- **Work required**
Do not include the pictures; repeat the rest of the data exactly.

- **Dataset extract**
=-=-=

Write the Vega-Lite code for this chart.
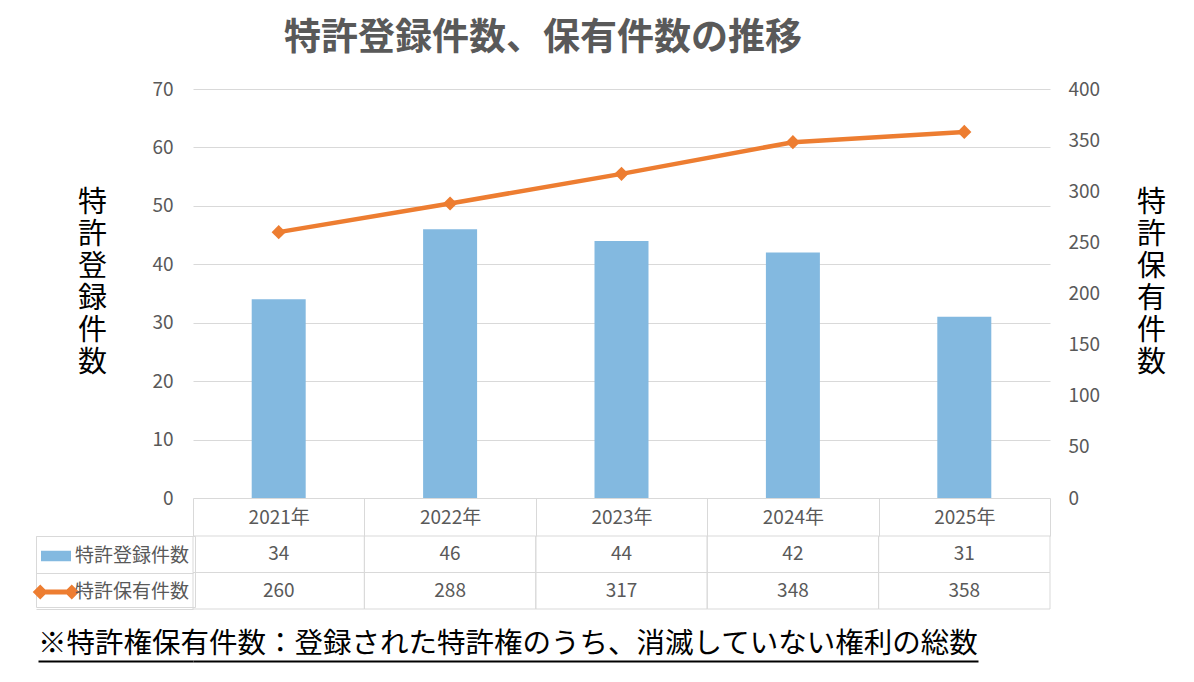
{
  "$schema": "https://vega.github.io/schema/vega-lite/v6.json",
  "background": "white",
  "padding": {"left": 35, "top": 20, "right": 5, "bottom": 5},
  "title": {
    "text": "特許登録件数、保有件数の推移",
    "anchor": "start",
    "frame": "group",
    "dx": 91,
    "offset": 22,
    "fontSize": 37,
    "fontWeight": "bold",
    "color": "#595959",
    "font": "Noto Sans CJK JP"
  },
  "spacing": 38,
  "bounds": "flush",
  "resolve": {"scale": {"color": "independent"}, "legend": {"color": "independent"}},
  "vconcat": [
    {
      "width": 857,
      "height": 409,
      "data": {"values": [
        {"year": "2021年", "registered": 34, "held": 260},
        {"year": "2022年", "registered": 46, "held": 288},
        {"year": "2023年", "registered": 44, "held": 317},
        {"year": "2024年", "registered": 42, "held": 348},
        {"year": "2025年", "registered": 31, "held": 358}
      ]},
      "encoding": {
        "x": {"field": "year", "type": "nominal", "axis": null, "scale": {"paddingInner": 0, "paddingOuter": 0}}
      },
      "layer": [
        {
          "mark": {"type": "bar", "color": "#83B9E0", "width": {"band": 0.315}},
          "encoding": {
            "y": {
              "field": "registered", "type": "quantitative",
              "scale": {"domain": [0, 70]},
              "axis": {
                "orient": "left",
                "values": [0, 10, 20, 30, 40, 50, 60, 70],
                "grid": true, "gridColor": "#d9d9d9",
                "domain": false, "ticks": false,
                "labelPadding": 20, "labelFontSize": 19, "labelColor": "#595959",
                "title": ["特", "許", "登", "録", "件", "数"],
                "titleAngle": 0, "titleFontSize": 29, "titleLineHeight": 32,
                "titleFontWeight": "normal", "titleColor": "black",
                "titleAlign": "center", "titleBaseline": "top",
                "titleX": -101, "titleY": 99
              }
            }
          }
        },
        {
          "encoding": {
            "y": {
              "field": "held", "type": "quantitative",
              "scale": {"domain": [0, 400]},
              "axis": {
                "orient": "right",
                "values": [0, 50, 100, 150, 200, 250, 300, 350, 400],
                "grid": false, "domain": false, "ticks": false,
                "labelPadding": 18, "labelFontSize": 19, "labelColor": "#595959",
                "title": ["特", "許", "保", "有", "件", "数"],
                "titleAngle": 0, "titleFontSize": 29, "titleLineHeight": 32,
                "titleFontWeight": "normal", "titleColor": "black",
                "titleAlign": "center", "titleBaseline": "top",
                "titleX": 101, "titleY": 99
              }
            }
          },
          "layer": [
            {"mark": {"type": "line", "color": "#ED7D31", "strokeWidth": 4.5}},
            {"mark": {"type": "point", "shape": "diamond", "filled": true, "opacity": 1, "size": 200, "color": "#ED7D31"}}
          ]
        }
      ],
      "resolve": {"scale": {"y": "independent"}}
    },
    {
      "width": 857,
      "height": 73,
      "data": {"values": [
        {"year": "2021年", "series": "特許登録件数", "value": 34},
        {"year": "2022年", "series": "特許登録件数", "value": 46},
        {"year": "2023年", "series": "特許登録件数", "value": 44},
        {"year": "2024年", "series": "特許登録件数", "value": 42},
        {"year": "2025年", "series": "特許登録件数", "value": 31},
        {"year": "2021年", "series": "特許保有件数", "value": 260},
        {"year": "2022年", "series": "特許保有件数", "value": 288},
        {"year": "2023年", "series": "特許保有件数", "value": 317},
        {"year": "2024年", "series": "特許保有件数", "value": 348},
        {"year": "2025年", "series": "特許保有件数", "value": 358}
      ]},
      "encoding": {
        "x": {
          "field": "year", "type": "nominal",
          "scale": {"paddingInner": 0, "paddingOuter": 0},
          "axis": {
            "orient": "top", "title": null, "labelAngle": 0,
            "labelFontSize": 19, "labelColor": "#595959",
            "labelBaseline": "middle", "labelPadding": -19,
            "tickBand": "extent", "tickSize": 38, "tickColor": "#d9d9d9",
            "domain": false, "grid": false
          }
        },
        "y": {
          "field": "series", "type": "nominal",
          "scale": {"domain": ["特許登録件数", "特許保有件数"], "paddingInner": 0, "paddingOuter": 0},
          "axis": {
            "title": null, "labels": false, "domain": false, "grid": false,
            "tickBand": "extent", "tickSize": 157, "tickColor": "#d9d9d9"
          }
        }
      },
      "layer": [
        {"mark": {"type": "rect", "fill": "white", "fillOpacity": 0, "stroke": "#d9d9d9", "strokeWidth": 1}},
        {
          "mark": {"type": "point", "opacity": 0, "filled": true},
          "encoding": {
            "color": {
              "field": "series", "type": "nominal",
              "scale": {"domain": ["特許登録件数", "特許保有件数"], "range": ["#83B9E0", "#ED7D31"]},
              "legend": {
                "orient": "none", "legendX": -157, "legendY": 0,
                "title": null, "padding": 5, "strokeColor": "#d9d9d9",
                "symbolSize": 900, "symbolStrokeWidth": 0, "symbolOpacity": 1,
                "labelFontSize": 19, "labelColor": "#595959", "labelOffset": 4,
                "rowPadding": 11,
                "encode": {
                  "symbols": {
                    "update": {
                      "opacity": {"value": 1},
                      "shape": {"signal": "datum.value === '特許登録件数' ? 'M-1,-0.35H1V0.35H-1Z' : 'M-1.55,0L-1.05,-0.5L-0.55,0L-1.05,0.5Z M-0.8,-0.16H0.8V0.16H-0.8Z M0.55,0L1.05,-0.5L1.55,0L1.05,0.5Z'"}
                    }
                  }
                }
              }
            }
          }
        },
        {
          "mark": {"type": "text", "fontSize": 19, "color": "#595959"},
          "encoding": {"text": {"field": "value", "type": "quantitative"}}
        }
      ]
    },
    {
      "width": 785,
      "height": 14,
      "data": {"values": [{"note": "※特許権保有件数：登録された特許権のうち、消滅していない権利の総数"}]},
      "mark": {"type": "text", "align": "left", "baseline": "bottom", "dx": -155, "dy": -2, "fontSize": 28.5, "color": "black"},
      "encoding": {
        "text": {"field": "note"},
        "x": {
          "datum": 0, "type": "quantitative", "scale": {"domain": [0, 1]},
          "axis": {"title": null, "labels": false, "ticks": false, "grid": false, "domain": true, "domainColor": "black", "domainWidth": 2}
        },
        "y": {
          "datum": 0, "type": "quantitative", "scale": {"domain": [0, 1]},
          "axis": {"title": null, "labels": false, "grid": false, "domain": false, "values": [0], "ticks": true, "tickSize": 155, "tickColor": "black", "tickWidth": 2}
        }
      }
    }
  ],
  "config": {
    "view": {"stroke": null},
    "font": "Noto Sans CJK JP",
    "axis": {"labelFont": "Noto Sans CJK JP", "titleFont": "Noto Sans CJK JP"},
    "legend": {"labelFont": "Noto Sans CJK JP"}
  }
}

=-=-=

- **Output below**
Write the Vega-Lite code for this chart.
{
  "$schema": "https://vega.github.io/schema/vega-lite/v6.json",
  "background": "white",
  "padding": {"left": 35, "top": 20, "right": 5, "bottom": 5},
  "title": {
    "text": "特許登録件数、保有件数の推移",
    "anchor": "start",
    "frame": "group",
    "dx": 91,
    "offset": 22,
    "fontSize": 37,
    "fontWeight": "bold",
    "color": "#595959",
    "font": "Noto Sans CJK JP"
  },
  "spacing": 38,
  "bounds": "flush",
  "resolve": {"scale": {"color": "independent"}, "legend": {"color": "independent"}},
  "vconcat": [
    {
      "width": 857,
      "height": 409,
      "data": {"values": [
        {"year": "2021年", "registered": 34, "held": 260},
        {"year": "2022年", "registered": 46, "held": 288},
        {"year": "2023年", "registered": 44, "held": 317},
        {"year": "2024年", "registered": 42, "held": 348},
        {"year": "2025年", "registered": 31, "held": 358}
      ]},
      "encoding": {
        "x": {"field": "year", "type": "nominal", "axis": null, "scale": {"paddingInner": 0, "paddingOuter": 0}}
      },
      "layer": [
        {
          "mark": {"type": "bar", "color": "#83B9E0", "width": {"band": 0.315}},
          "encoding": {
            "y": {
              "field": "registered", "type": "quantitative",
              "scale": {"domain": [0, 70]},
              "axis": {
                "orient": "left",
                "values": [0, 10, 20, 30, 40, 50, 60, 70],
                "grid": true, "gridColor": "#d9d9d9",
                "domain": false, "ticks": false,
                "labelPadding": 20, "labelFontSize": 19, "labelColor": "#595959",
                "title": ["特", "許", "登", "録", "件", "数"],
                "titleAngle": 0, "titleFontSize": 29, "titleLineHeight": 32,
                "titleFontWeight": "normal", "titleColor": "black",
                "titleAlign": "center", "titleBaseline": "top",
                "titleX": -101, "titleY": 99
              }
            }
          }
        },
        {
          "encoding": {
            "y": {
              "field": "held", "type": "quantitative",
              "scale": {"domain": [0, 400]},
              "axis": {
                "orient": "right",
                "values": [0, 50, 100, 150, 200, 250, 300, 350, 400],
                "grid": false, "domain": false, "ticks": false,
                "labelPadding": 18, "labelFontSize": 19, "labelColor": "#595959",
                "title": ["特", "許", "保", "有", "件", "数"],
                "titleAngle": 0, "titleFontSize": 29, "titleLineHeight": 32,
                "titleFontWeight": "normal", "titleColor": "black",
                "titleAlign": "center", "titleBaseline": "top",
                "titleX": 101, "titleY": 99
              }
            }
          },
          "layer": [
            {"mark": {"type": "line", "color": "#ED7D31", "strokeWidth": 4.5}},
            {"mark": {"type": "point", "shape": "diamond", "filled": true, "opacity": 1, "size": 200, "color": "#ED7D31"}}
          ]
        }
      ],
      "resolve": {"scale": {"y": "independent"}}
    },
    {
      "width": 857,
      "height": 73,
      "data": {"values": [
        {"year": "2021年", "series": "特許登録件数", "value": 34},
        {"year": "2022年", "series": "特許登録件数", "value": 46},
        {"year": "2023年", "series": "特許登録件数", "value": 44},
        {"year": "2024年", "series": "特許登録件数", "value": 42},
        {"year": "2025年", "series": "特許登録件数", "value": 31},
        {"year": "2021年", "series": "特許保有件数", "value": 260},
        {"year": "2022年", "series": "特許保有件数", "value": 288},
        {"year": "2023年", "series": "特許保有件数", "value": 317},
        {"year": "2024年", "series": "特許保有件数", "value": 348},
        {"year": "2025年", "series": "特許保有件数", "value": 358}
      ]},
      "encoding": {
        "x": {
          "field": "year", "type": "nominal",
          "scale": {"paddingInner": 0, "paddingOuter": 0},
          "axis": {
            "orient": "top", "title": null, "labelAngle": 0,
            "labelFontSize": 19, "labelColor": "#595959",
            "labelBaseline": "middle", "labelPadding": -19,
            "tickBand": "extent", "tickSize": 38, "tickColor": "#d9d9d9",
            "domain": false, "grid": false
          }
        },
        "y": {
          "field": "series", "type": "nominal",
          "scale": {"domain": ["特許登録件数", "特許保有件数"], "paddingInner": 0, "paddingOuter": 0},
          "axis": {
            "title": null, "labels": false, "domain": false, "grid": false,
            "tickBand": "extent", "tickSize": 157, "tickColor": "#d9d9d9"
          }
        }
      },
      "layer": [
        {"mark": {"type": "rect", "fill": "white", "fillOpacity": 0, "stroke": "#d9d9d9", "strokeWidth": 1}},
        {
          "mark": {"type": "point", "opacity": 0, "filled": true},
          "encoding": {
            "color": {
              "field": "series", "type": "nominal",
              "scale": {"domain": ["特許登録件数", "特許保有件数"], "range": ["#83B9E0", "#ED7D31"]},
              "legend": {
                "orient": "none", "legendX": -157, "legendY": 0,
                "title": null, "padding": 5, "strokeColor": "#d9d9d9",
                "symbolSize": 900, "symbolStrokeWidth": 0, "symbolOpacity": 1,
                "labelFontSize": 19, "labelColor": "#595959", "labelOffset": 4,
                "rowPadding": 11,
                "encode": {
                  "symbols": {
                    "update": {
                      "opacity": {"value": 1},
                      "shape": {"signal": "datum.value === '特許登録件数' ? 'M-1,-0.35H1V0.35H-1Z' : 'M-1.55,0L-1.05,-0.5L-0.55,0L-1.05,0.5Z M-0.8,-0.16H0.8V0.16H-0.8Z M0.55,0L1.05,-0.5L1.55,0L1.05,0.5Z'"}
                    }
                  }
                }
              }
            }
          }
        },
        {
          "mark": {"type": "text", "fontSize": 19, "color": "#595959"},
          "encoding": {"text": {"field": "value", "type": "quantitative"}}
        }
      ]
    },
    {
      "width": 785,
      "height": 14,
      "data": {"values": [{"note": "※特許権保有件数：登録された特許権のうち、消滅していない権利の総数"}]},
      "mark": {"type": "text", "align": "left", "baseline": "bottom", "dx": -155, "dy": -2, "fontSize": 28.5, "color": "black"},
      "encoding": {
        "text": {"field": "note"},
        "x": {
          "datum": 0, "type": "quantitative", "scale": {"domain": [0, 1]},
          "axis": {"title": null, "labels": false, "ticks": false, "grid": false, "domain": true, "domainColor": "black", "domainWidth": 2}
        },
        "y": {
          "datum": 0, "type": "quantitative", "scale": {"domain": [0, 1]},
          "axis": {"title": null, "labels": false, "grid": false, "domain": false, "values": [0], "ticks": true, "tickSize": 155, "tickColor": "black", "tickWidth": 2}
        }
      }
    }
  ],
  "config": {
    "view": {"stroke": null},
    "font": "Noto Sans CJK JP",
    "axis": {"labelFont": "Noto Sans CJK JP", "titleFont": "Noto Sans CJK JP"},
    "legend": {"labelFont": "Noto Sans CJK JP"}
  }
}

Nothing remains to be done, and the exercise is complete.